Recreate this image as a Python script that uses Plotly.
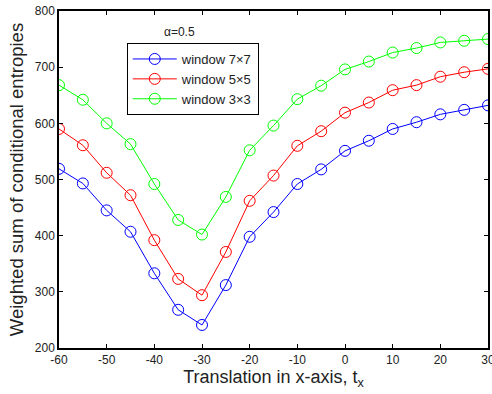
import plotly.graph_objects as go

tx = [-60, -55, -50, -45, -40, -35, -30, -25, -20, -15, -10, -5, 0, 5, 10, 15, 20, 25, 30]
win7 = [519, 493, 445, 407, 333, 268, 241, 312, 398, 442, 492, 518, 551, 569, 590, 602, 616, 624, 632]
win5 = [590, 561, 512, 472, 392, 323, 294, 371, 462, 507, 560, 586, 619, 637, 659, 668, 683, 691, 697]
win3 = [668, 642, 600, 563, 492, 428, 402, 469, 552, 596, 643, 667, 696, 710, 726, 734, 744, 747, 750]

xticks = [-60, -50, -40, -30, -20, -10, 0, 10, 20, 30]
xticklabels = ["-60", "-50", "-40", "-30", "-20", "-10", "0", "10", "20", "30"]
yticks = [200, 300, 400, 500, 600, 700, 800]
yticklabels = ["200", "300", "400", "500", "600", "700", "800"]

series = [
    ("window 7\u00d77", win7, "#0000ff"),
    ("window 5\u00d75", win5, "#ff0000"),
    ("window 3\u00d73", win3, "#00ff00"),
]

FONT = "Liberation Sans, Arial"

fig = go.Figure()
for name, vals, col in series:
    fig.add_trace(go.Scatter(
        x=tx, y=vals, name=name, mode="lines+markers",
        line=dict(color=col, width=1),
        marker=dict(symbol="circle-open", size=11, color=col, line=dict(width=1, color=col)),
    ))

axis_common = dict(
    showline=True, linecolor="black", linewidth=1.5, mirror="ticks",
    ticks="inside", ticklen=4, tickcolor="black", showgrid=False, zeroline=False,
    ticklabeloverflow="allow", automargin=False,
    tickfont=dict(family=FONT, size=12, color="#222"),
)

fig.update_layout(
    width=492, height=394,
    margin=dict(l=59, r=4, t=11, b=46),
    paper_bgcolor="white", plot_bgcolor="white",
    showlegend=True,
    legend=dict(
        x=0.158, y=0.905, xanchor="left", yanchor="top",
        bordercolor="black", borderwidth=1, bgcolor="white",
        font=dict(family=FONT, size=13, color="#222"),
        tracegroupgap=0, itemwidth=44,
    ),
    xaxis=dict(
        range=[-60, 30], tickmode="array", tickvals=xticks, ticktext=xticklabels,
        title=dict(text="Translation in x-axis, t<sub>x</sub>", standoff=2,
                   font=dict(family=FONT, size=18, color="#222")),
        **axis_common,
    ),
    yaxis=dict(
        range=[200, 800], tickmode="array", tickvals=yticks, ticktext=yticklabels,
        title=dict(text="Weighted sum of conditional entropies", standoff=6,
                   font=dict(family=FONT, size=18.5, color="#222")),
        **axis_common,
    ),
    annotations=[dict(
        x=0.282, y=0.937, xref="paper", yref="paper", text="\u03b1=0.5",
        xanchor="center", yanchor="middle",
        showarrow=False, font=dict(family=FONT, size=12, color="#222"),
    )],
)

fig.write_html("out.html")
☆ ☆ ☆ ☆ ☆ ☆ ☆
● **Description of the task**
Set down the material above as is, without any pictures.

● **Result of the task**
Recreate this image as a Python script that uses Plotly.
import plotly.graph_objects as go

tx = [-60, -55, -50, -45, -40, -35, -30, -25, -20, -15, -10, -5, 0, 5, 10, 15, 20, 25, 30]
win7 = [519, 493, 445, 407, 333, 268, 241, 312, 398, 442, 492, 518, 551, 569, 590, 602, 616, 624, 632]
win5 = [590, 561, 512, 472, 392, 323, 294, 371, 462, 507, 560, 586, 619, 637, 659, 668, 683, 691, 697]
win3 = [668, 642, 600, 563, 492, 428, 402, 469, 552, 596, 643, 667, 696, 710, 726, 734, 744, 747, 750]

xticks = [-60, -50, -40, -30, -20, -10, 0, 10, 20, 30]
xticklabels = ["-60", "-50", "-40", "-30", "-20", "-10", "0", "10", "20", "30"]
yticks = [200, 300, 400, 500, 600, 700, 800]
yticklabels = ["200", "300", "400", "500", "600", "700", "800"]

series = [
    ("window 7\u00d77", win7, "#0000ff"),
    ("window 5\u00d75", win5, "#ff0000"),
    ("window 3\u00d73", win3, "#00ff00"),
]

FONT = "Liberation Sans, Arial"

fig = go.Figure()
for name, vals, col in series:
    fig.add_trace(go.Scatter(
        x=tx, y=vals, name=name, mode="lines+markers",
        line=dict(color=col, width=1),
        marker=dict(symbol="circle-open", size=11, color=col, line=dict(width=1, color=col)),
    ))

axis_common = dict(
    showline=True, linecolor="black", linewidth=1.5, mirror="ticks",
    ticks="inside", ticklen=4, tickcolor="black", showgrid=False, zeroline=False,
    ticklabeloverflow="allow", automargin=False,
    tickfont=dict(family=FONT, size=12, color="#222"),
)

fig.update_layout(
    width=492, height=394,
    margin=dict(l=59, r=4, t=11, b=46),
    paper_bgcolor="white", plot_bgcolor="white",
    showlegend=True,
    legend=dict(
        x=0.158, y=0.905, xanchor="left", yanchor="top",
        bordercolor="black", borderwidth=1, bgcolor="white",
        font=dict(family=FONT, size=13, color="#222"),
        tracegroupgap=0, itemwidth=44,
    ),
    xaxis=dict(
        range=[-60, 30], tickmode="array", tickvals=xticks, ticktext=xticklabels,
        title=dict(text="Translation in x-axis, t<sub>x</sub>", standoff=2,
                   font=dict(family=FONT, size=18, color="#222")),
        **axis_common,
    ),
    yaxis=dict(
        range=[200, 800], tickmode="array", tickvals=yticks, ticktext=yticklabels,
        title=dict(text="Weighted sum of conditional entropies", standoff=6,
                   font=dict(family=FONT, size=18.5, color="#222")),
        **axis_common,
    ),
    annotations=[dict(
        x=0.282, y=0.937, xref="paper", yref="paper", text="\u03b1=0.5",
        xanchor="center", yanchor="middle",
        showarrow=False, font=dict(family=FONT, size=12, color="#222"),
    )],
)

fig.write_html("out.html")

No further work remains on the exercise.